Leo en Kindle, que quiere parecerse a un libro de bolsillo, pero algo le falta. No tiene olor ni textura. Ese olor de tinta y papel invita a viajar por lugares remotos, a buscar respuestas y recuerdos. Acabo de encontrar la edición de mi amado Platero y yo de Juan Ramón Jiménez que me dio mi padre en 1978, cuando yo tenía ocho años. No solo que tiene olor a libro, sino que, además, tiene dedicatoria, con el puño y letra de mi padre.
Me molesta el algoritmo… siento que en él hay una especie de censura porque asume lo que me gusta y me pone en la carpeta varios títulos como posibles objetos del deseo, ignorando otros tantos libros de esos que te llaman cuando una va a la librería o a la biblioteca y que te hacen un guiño.
Me molesta también que, asumiendo la diferencia entre quien compra libros y quien los lee, que desde el Kindle puedo comprar solo haciendo un clic cualquier título sin ir a una librería (y solo darme cuenta del desastre a fin de mes, cuando llega la cuenta de la tarjeta de crédito).
Pero es más molesto ver que compro y compro y los libros no tienen cuerpo ni materialidad ni lugar en mi biblioteca… son solo luz en la pantalla del dispositivo electrónico. Me fastidia no poder doblar la esquina superior de la página ni usar el señalador que encontré en la última feria del libro, ni guardar la rosa que me regaló mi madre o la hoja de otoño que puse entre sus páginas para conservarlas siempre.
El libro digital es parte de mis pesadillas: me despierto con sobresalto cada vez que pienso en lo que puede pasar si hay un apagón electrónico global y desaparece de un plumazo la historia y la memoria de los pueblos; me aterroriza pensar que explote la nube en la que están guardados los miles y miles de libros digitalizados y guardados en los repositorios universitarios que hoy reemplazan a las bibliotecas; me agota imaginar que la rapidez de la tecnología acabe con los libros sin necesidad de hogueras y quemas, así como desaparecieron los disquetes, los libros interactivos hechos para CD-ROM, los libros guardados en cedé (hoy ya los computadores nuevos no tienen ranura ni lector para ellos) e incluso los USB.

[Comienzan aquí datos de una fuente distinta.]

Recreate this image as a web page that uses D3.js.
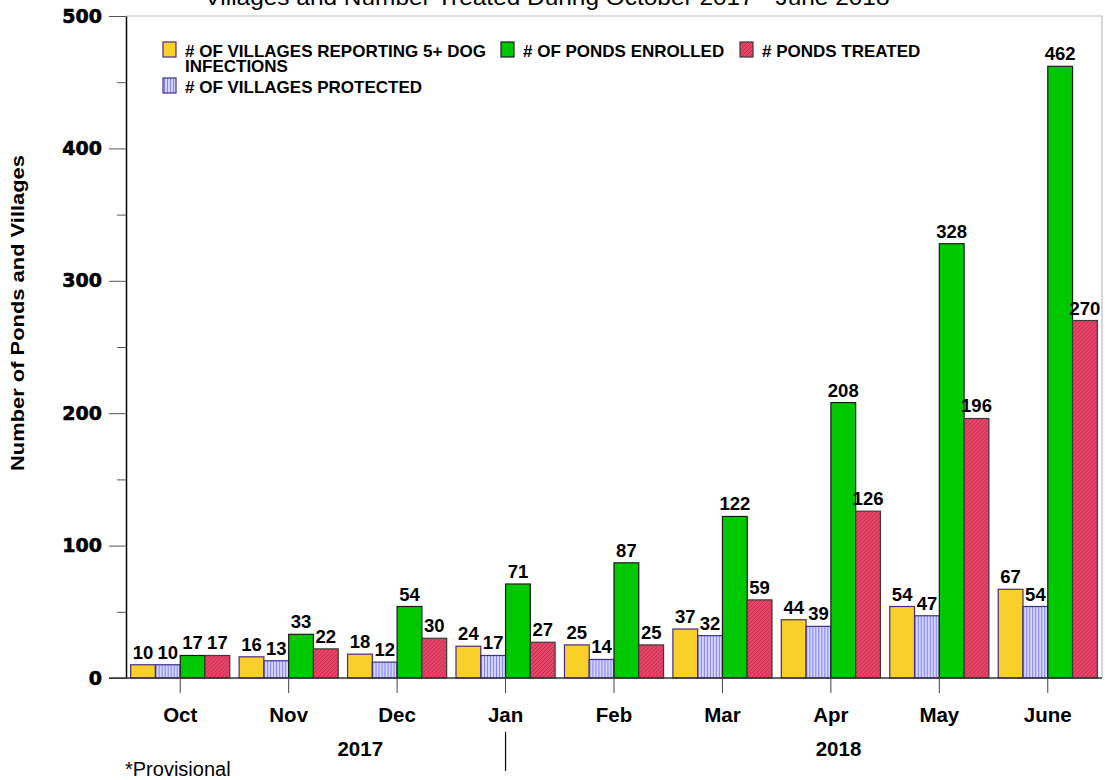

¿Será que la nube no tiene fecha de caducidad ni es parte de la obsolescencia programada? ¿Y si el libro del futuro está en las gafas o implantado directamente en la retina? ¿O en una vacuna o en un chip?
Pensándolo bien, lo que más me molesta del libro digital es la incertidumbre, no tanto la magia que convierte al milenario objeto libro en un intangible: apenas un poco de luz en una superficie brillante. Me perturba la idea de que las palabras y las historias puedan escaparse entre los dedos, como las volutas de humo o como las pompas de jabón.